I’ve had this one languishing on my shelves since I received it in September at SIBA, so the fact that Emily Colin will be at the UCF Book Festival THIS weekend was the exact kick in the pants I needed to read it.
So, I feel compelled to mention this right off the bat – there is a bit of a supernatural thing going on in this book. You kind of can’t let the stuff that is not actually possible get in your way of enjoying the book. You just have to go with it and let Colin take you on this beautiful journey. Which she does – but you need to suspend your disbelief for a while to go there.

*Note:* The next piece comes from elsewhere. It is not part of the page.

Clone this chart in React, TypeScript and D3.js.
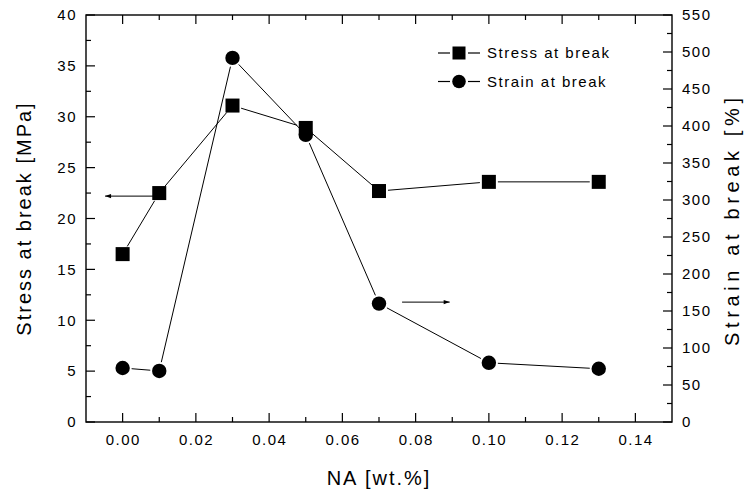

That being said, I found The Memory Thief to be a wonderful novel with so much to love. Maddie tugged at my heartstrings and oh my gosh, Gabe! What an adorable, insightful child he was. The reader gets to know Aidan only through Maddie’s memories, so I can’t say that I got to know him very well, but I must admit that I liked J.C. quite a bit more than the Aidan Maddie presented to the reader. This of course made it much easier for me to appreciate the fact that J.C. is also in love with Maddie, but I’m sure that was a move on the author’s part to get the reader to feel more sympathy for Maddie and J.C.’s situation. Which I definitely did.
At its heart, this is a love story. It’s a story of Maddie and Aidan’s love, but it is also the story of how Maddie found love after his death. It’s a love story fraught with complications, so it definitely is more interesting than your typical romance, but I was pulled into the book most often by the romantic aspects of it. And I rooted for Maddie to find the peace and happiness she truly deserved the whole time I was reading the book – to the point where I wanted to stand up and cheer when things went the way I was banking on them going!
So. The supernatural stuff was difficult for me to swallow, but once I got past it (in my mind, not in the book), I was able to really enjoy this beautifully crafted story Emily Colin has put together. If you like women’s fiction, or romance, or a combination of the two, I’d highly recommend trying out The Memory Thief.